Verbindlichkeit ohne Beurteilung – zur Emotionalisierung durch Prüfungen
In einem wirksamen Unterricht arbeiten Schüler:innen: Sie nehmen Informationen auf, üben intensiv und denken nach. Diese Arbeit einzufordern und Bedingungen zu schaffen, unter denen sie tatsächlich geleistet wird, ist eine zentrale Aufgabe von Lehrpersonen.
Prüfungen und Beurteilungen sind ein Mittel, mit denen diese Verbindlichkeit hergestellt werden kann. Die Begründungskette läuft dann so: Weil eine Prüfung benotet wird, müssen die Schüler:innen bei der Prüfung abliefern – und damit sie das können, müssen sie zuvor Informationen aufnehmen, üben und möglicherweise auch nachdenken.
Das Problem mit diesem Mittel lässt sich einfach auf den Punkt bringen: Lernen wird dadurch entwertet. In diesem didaktischen Setting geht es nicht mehr darum, was eigentlich wichtig ist (die Welt zu verstehen, etwas bewirken zu können, gute Gespräche zu führen, kritisch zu denken), sondern darum, eine gute Zahl auf dem Papier zu sehen. Sobald diese Belohnung/Bestrafung entfällt (weil z.B. die letzte Prüfung keinen Unterschied mehr macht, eine Einheit nicht geprüft wird etc.), nehmen Schüler:innen die Lernarbeit als wertlos wahr.
Sinnvoll wären Routinen und Unterrichtsformen, in denen Lernanstrengungen zu Rückmeldungen und Resultaten führen, die motivierend wirken – weil Schüler:innen Selbstwirksamkeit erleben oder das, was sie erarbeiten, für sie oder andere eine Bedeutung hat.
Die Herausforderung guter Schulen besteht nun darin, allen Schüler:innen möglichst viele Gelegenheiten anzubieten, in denen ihre Arbeit mit Selbstwirksamkeit und Bedeutung verbunden werden kann. Prüfungen sind vergleichsweise einfach – sie können flächendeckend so eingesetzt werden, dass sie viele Emotionen freisetzen: Druck, Angst, Erleichterung, soziale Vergleiche. Das erzeugt eine minderwertige Verbindlichkeit mit hohen, aber versteckten Kosten: Viele Schüler:innen verbinden Lernen mit negativen Emotionen, die Schule belastet sie, sie trauen sich wenig zu. Das merkt man nicht bzw. ordnet das geringem Leistungsvermögen zu.
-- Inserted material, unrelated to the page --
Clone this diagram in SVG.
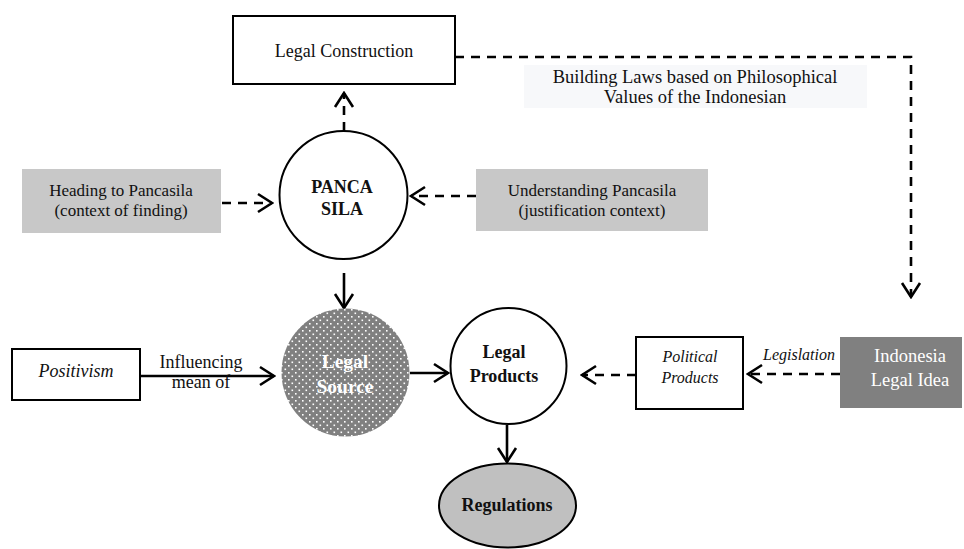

Sobald man auf Prüfungen als Mittel für das Erzeugen von Verbindlichkeit verzichtet, gibt es weniger Druck, was spürbar wird: Einige Schüler:innen merken noch nicht, worin die Bedeutung ihres Lernens für sie liegt. Besonders rund um die Pubertät fühlen sich nicht-schulische Lernprozesse deutlich wichtiger an als schulische. Das führt dazu, dass der Aufwand beim Design der Lernumgebung viel höher ist.
Prüfungen sind effizient in der Emotionalisierung des Lernens – aber auch schädlich. Wer Verbindlichkeit ohne Prüfungen herstellt, kann das nur exemplarisch und selektiv machen. Es ist nicht denkbar, gleich flächendeckend wie mit Prüfungen Lernen in eine emotionale und verbindliche Struktur einzubinden. Aber: Wenn das an einzelnen Stellen gelingt, hat es Effekt, die für ein Leben lang wirksam sind. Lernende nehmen aus den Möglichkeiten, in denen sie im hier beschriebenen Sinne positive Lernerfahrungen machen durften, viel mehr mit als von Hunderten von Prüfungen. Wir dürfen daher haushälterisch mit unseren Mitteln umgehen, wenn wir Ungrading betreiben.